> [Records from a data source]
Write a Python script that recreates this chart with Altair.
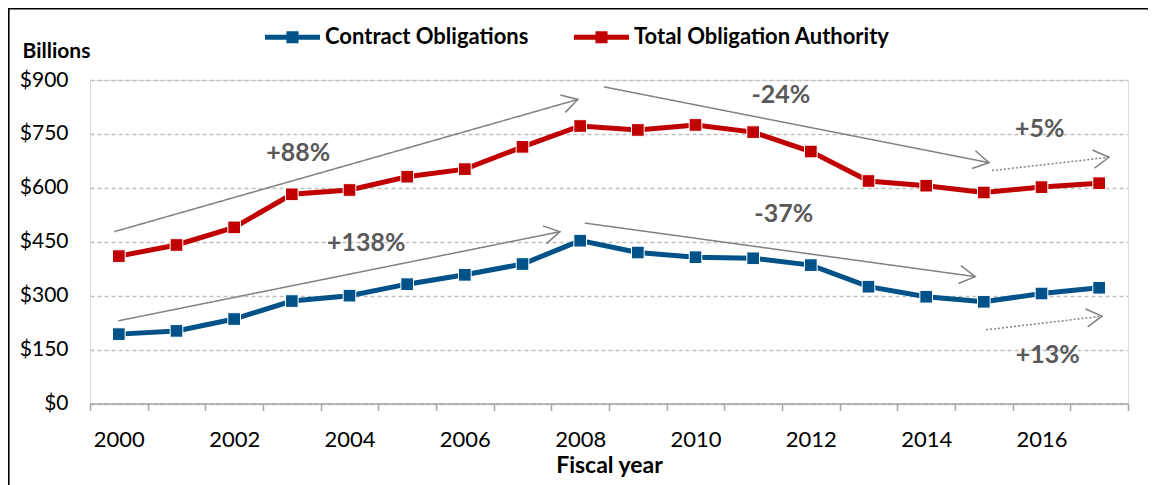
import math
import altair as alt
import pandas as pd

# ---- data ----
years = list(range(2000, 2018))
contract_obligations = [193, 202, 235, 285, 300, 332, 358, 388, 453, 420, 407, 404, 385, 325, 297, 283, 306, 322]
total_obligation_authority = [410, 441, 490, 582, 594, 631, 652, 714, 772, 761, 775, 755, 701, 619, 606, 587, 602, 613]
series_names = ["Contract Obligations", "Total Obligation Authority"]
series_colors = ["#005288", "#C00000"]

y_ticks = [0, 150, 300, 450, 600, 750, 900]
x_boundaries = [1999.5 + i for i in range(19)]

# trend arrows (data coordinates)
arrow_x1 = [1999.92, 2008.41, 2015.14, 1999.99, 2008.08, 2015.04]
arrow_y1 = [478, 881, 648, 230, 502, 205]
arrow_x2 = [2007.96, 2015.09, 2017.17, 2007.65, 2014.85, 2017.05]
arrow_y2 = [846, 670, 685, 478, 353, 243]
arrow_style = ["solid", "solid", "dotted", "solid", "solid", "dotted"]

note_text = ["+88%", "-24%", "+5%", "+138%", "-37%", "+13%"]
note_x = [2003.11, 2011.48, 2015.97, 2004.29, 2011.53, 2016.11]
note_y = [697, 858, 764, 447, 527, 135]

# ---- layout ----
W, H = 1038, 323.5
X_DOMAIN = [1999.5, 2017.5]
Y_DOMAIN = [0, 900]
FONT = "Lato"
GRAY = "#808080"

df = pd.DataFrame({
    "year": years * 2,
    "value": contract_obligations + total_obligation_authority,
    "series": [series_names[0]] * len(years) + [series_names[1]] * len(years),
})

px_x = W / (X_DOMAIN[1] - X_DOMAIN[0])
px_y = H / (Y_DOMAIN[1] - Y_DOMAIN[0])
angles = []
for a, b, c, d in zip(arrow_x1, arrow_y1, arrow_x2, arrow_y2):
    ang = math.degrees(math.atan2(-(d - b) * px_y, (c - a) * px_x)) % 360
    angles.append(ang)

arrows = pd.DataFrame({
    "x1": arrow_x1, "y1": arrow_y1, "x2": arrow_x2, "y2": arrow_y2,
    "style": arrow_style, "ang": angles,
})
notes = pd.DataFrame({"text": note_text, "x": note_x, "y": note_y})

x_scale = alt.Scale(domain=X_DOMAIN, nice=False, zero=False)
y_scale = alt.Scale(domain=Y_DOMAIN, nice=False)

x_axis = alt.Axis(
    values=x_boundaries,
    labelExpr="((datum.value + 0.5) % 2 == 0 && datum.value < 2017) ? '' + (datum.value + 0.5) : ''",
    labelOffset=W / 18 / 2,
    labelFlush=False,
    labelOverlap=False,
    labelFont=FONT, labelFontSize=22, labelColor="#000000", labelPadding=19,
    tickSize=7, tickColor="#A6A6A6", tickWidth=1.5,
    domainColor="#A6A6A6", domainWidth=1.5,
    grid=False,
    title="Fiscal year", titleFont=FONT, titleFontSize=23, titleFontWeight="bold",
    titleColor="#000000", titlePadding=4,
)
y_axis = alt.Axis(
    values=y_ticks,
    labelExpr="'$' + datum.value",
    labelFont=FONT, labelFontSize=21, labelColor="#000000", labelPadding=22,
    domain=False, ticks=False,
    grid=True, gridColor="#BFBFBF", gridDash=[4, 3], gridWidth=1.3,
    title="Billions", titleAngle=0, titleAlign="left", titleBaseline="alphabetic",
    titleX=-68, titleY=-23, titleFont=FONT, titleFontSize=21, titleFontWeight="bold",
    titleColor="#000000",
)

legend_symbol = ("M-1,-0.09 L-0.22,-0.09 L-0.22,-0.22 L0.22,-0.22 L0.22,-0.09 L1,-0.09 "
                 "L1,0.09 L0.22,0.09 L0.22,0.22 L-0.22,0.22 L-0.22,0.09 L-1,0.09 Z")

# line layer: stroke scale without explicit domain (sorted names -> same order as series_colors)
lines = alt.Chart(df).mark_line(strokeWidth=5).encode(
    x=alt.X("year:Q", scale=x_scale, axis=x_axis),
    y=alt.Y("value:Q", scale=y_scale, axis=y_axis),
    stroke=alt.Stroke("series:N", scale=alt.Scale(range=series_colors), legend=None),
)

points = alt.Chart(df).mark_square(size=160, filled=True, opacity=1, stroke="white", strokeWidth=1).encode(
    x=alt.X("year:Q", scale=x_scale),
    y=alt.Y("value:Q", scale=y_scale),
    color=alt.Color(
        "series:N",
        scale=alt.Scale(domain=series_names, range=series_colors),
        legend=alt.Legend(
            orient="none", legendX=175, legendY=-70.5, direction="horizontal",
            title=None, symbolType=legend_symbol, symbolSize=3025, symbolStrokeWidth=0,
            symbolOpacity=1,
            labelFont=FONT, labelFontSize=22, labelFontWeight="bold", labelColor="#000000",
            labelLimit=500,
            columnPadding=45, labelOffset=5, padding=0,
        ),
    ),
)

arrow_lines = alt.Chart(arrows).mark_rule(color=GRAY, strokeWidth=1.5).encode(
    x=alt.X("x1:Q", scale=x_scale),
    y=alt.Y("y1:Q", scale=y_scale),
    x2="x2:Q",
    y2="y2:Q",
    strokeDash=alt.StrokeDash("style:N", scale=alt.Scale(domain=["solid", "dotted"], range=[[1, 0], [2, 2]]), legend=None),
)

arrow_heads = alt.Chart(arrows).mark_point(
    shape="M-1,-0.58 L0,0 L-1,0.58", filled=False, color=GRAY, strokeWidth=1.5, size=973, opacity=1,
).encode(
    x=alt.X("x2:Q", scale=x_scale),
    y=alt.Y("y2:Q", scale=y_scale),
    angle=alt.Angle("ang:Q", scale=None),
)

note_marks = alt.Chart(notes).mark_text(font=FONT, fontSize=25, fontWeight="bold", color="#595959").encode(
    x=alt.X("x:Q", scale=x_scale),
    y=alt.Y("y:Q", scale=y_scale),
    text="text:N",
)

frame_df = pd.DataFrame({"k": [0]})
frame_left = alt.Chart(frame_df).mark_rule(color="#000000", strokeWidth=1.6).encode(
    x=alt.value(-81.2), y=alt.value(-72), y2=alt.value(420),
)
frame_top = alt.Chart(frame_df).mark_rule(color="#000000", strokeWidth=1.6).encode(
    y=alt.value(-71.2), x=alt.value(-82), x2=alt.value(1100),
)

chart = alt.layer(
    arrow_lines, arrow_heads, note_marks, lines, points, frame_left, frame_top
).properties(
    width=W, height=H,
    autosize=alt.AutoSizeParams(type="none"),
    padding={"left": 82, "top": 72, "right": 20, "bottom": 81},
).configure_view(stroke=None).configure(background="white")

chart.save("out.html", embed_options={"renderer": "svg", "actions": False})
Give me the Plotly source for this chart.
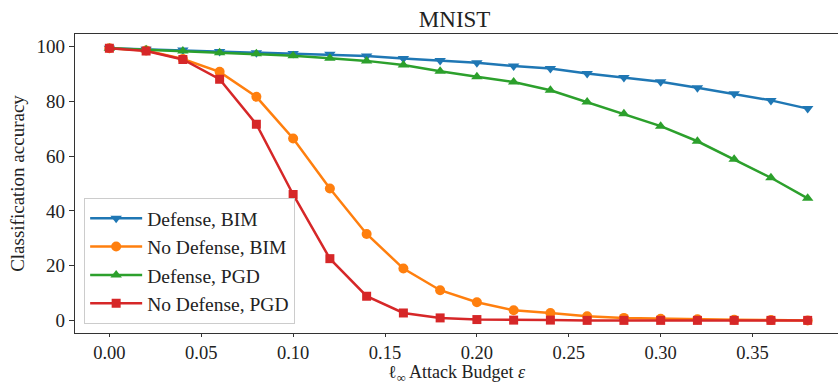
import plotly.graph_objects as go

eps = [0.00, 0.02, 0.04, 0.06, 0.08, 0.10, 0.12, 0.14, 0.16, 0.18,
       0.20, 0.22, 0.24, 0.26, 0.28, 0.30, 0.32, 0.34, 0.36, 0.38]

defense_bim = [99.3, 98.9, 98.7, 98.1, 97.7, 97.4, 97.1, 96.5, 95.6, 94.8,
               94.0, 92.8, 91.9, 90.1, 88.6, 87.1, 84.9, 82.7, 80.3, 77.3]
no_defense_bim = [99.3, 98.5, 95.4, 90.7, 81.6, 66.4, 48.2, 31.6, 19.0, 11.1,
                  6.7, 3.8, 2.8, 1.6, 1.0, 0.7, 0.5, 0.3, 0.2, 0.1]
defense_pgd = [99.3, 98.8, 98.3, 97.7, 97.3, 96.6, 95.7, 94.7, 93.2, 90.9,
               88.9, 87.0, 84.0, 79.7, 75.4, 70.9, 65.4, 58.8, 52.1, 44.6]
no_defense_pgd = [99.3, 98.3, 95.2, 88.0, 71.6, 46.0, 22.6, 8.9, 2.8, 1.0,
                  0.4, 0.2, 0.2, 0.1, 0.1, 0.1, 0.1, 0.1, 0.1, 0.1]

series = [
    ("Defense, BIM", defense_bim, "#1f77b4", "triangle-down"),
    ("No Defense, BIM", no_defense_bim, "#ff7f0e", "circle"),
    ("Defense, PGD", defense_pgd, "#2ca02c", "triangle-up"),
    ("No Defense, PGD", no_defense_pgd, "#d62728", "square"),
]

FONT = "Liberation Serif"
TXT = "#222222"

fig = go.Figure()
for name, vals, color, sym in series:
    fig.add_trace(go.Scatter(
        x=eps, y=vals, name=name, mode="lines+markers",
        line=dict(color=color, width=2.5),
        marker=dict(symbol=sym, size=10 if sym != "square" else 9, color=color),
    ))

fig.update_layout(
    width=838, height=384,
    margin=dict(l=75, r=0, t=34, b=51),
    paper_bgcolor="white", plot_bgcolor="white",
    font=dict(family=FONT, size=19, color=TXT),
    title=dict(text="MNIST", x=0.5425, xanchor="center", y=0.95, yanchor="middle",
               font=dict(family=FONT, size=23, color=TXT)),
    showlegend=True,
    legend=dict(x=0.012, y=0.03, xanchor="left", yanchor="bottom",
                bgcolor="rgba(255,255,255,0.8)", bordercolor="#cccccc", borderwidth=1,
                font=dict(family=FONT, size=19.5, color=TXT),
                tracegroupgap=0, itemwidth=52),
    annotations=[dict(
        text="ℓ<sub>∞</sub> Attack Budget <i>ε</i>", xref="paper", yref="paper",
        x=0.5, y=-0.134, xanchor="center", yanchor="middle", showarrow=False,
        font=dict(family=FONT, size=18, color=TXT),
    )],
)

fig.update_xaxes(
    range=[-0.0187, 0.3965],
    tickvals=[0.0, 0.05, 0.10, 0.15, 0.20, 0.25, 0.30, 0.35],
    ticktext=["0.00", "0.05", "0.10", "0.15", "0.20", "0.25", "0.30", "0.35"],
    tickfont=dict(family=FONT, size=18.5, color=TXT),
    ticks="outside", ticklen=3, tickwidth=1.2, tickcolor="#333",
    showline=True, linecolor="#333", linewidth=1.4, mirror=True,
    showgrid=False, zeroline=False,
)
fig.update_yaxes(
    range=[-4.5, 104.5],
    tickvals=[0, 20, 40, 60, 80, 100],
    tickfont=dict(family=FONT, size=19, color=TXT),
    ticks="outside", ticklen=5, tickwidth=1.2, tickcolor="#333",
    showline=True, linecolor="#333", linewidth=1.4, mirror=False,
    showgrid=False, zeroline=False,
    title=dict(text="Classification accuracy", standoff=6,
               font=dict(family=FONT, size=19, color=TXT)),
)

fig.write_html("out.html")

> [To do] Transcribe exactly, with no pictures, the lines running from the first line of the material through the line holding "import pandas as pd".

> [Task output]
Write a Python script that recreates this chart with Altair.
import math
import altair as alt
import pandas as pd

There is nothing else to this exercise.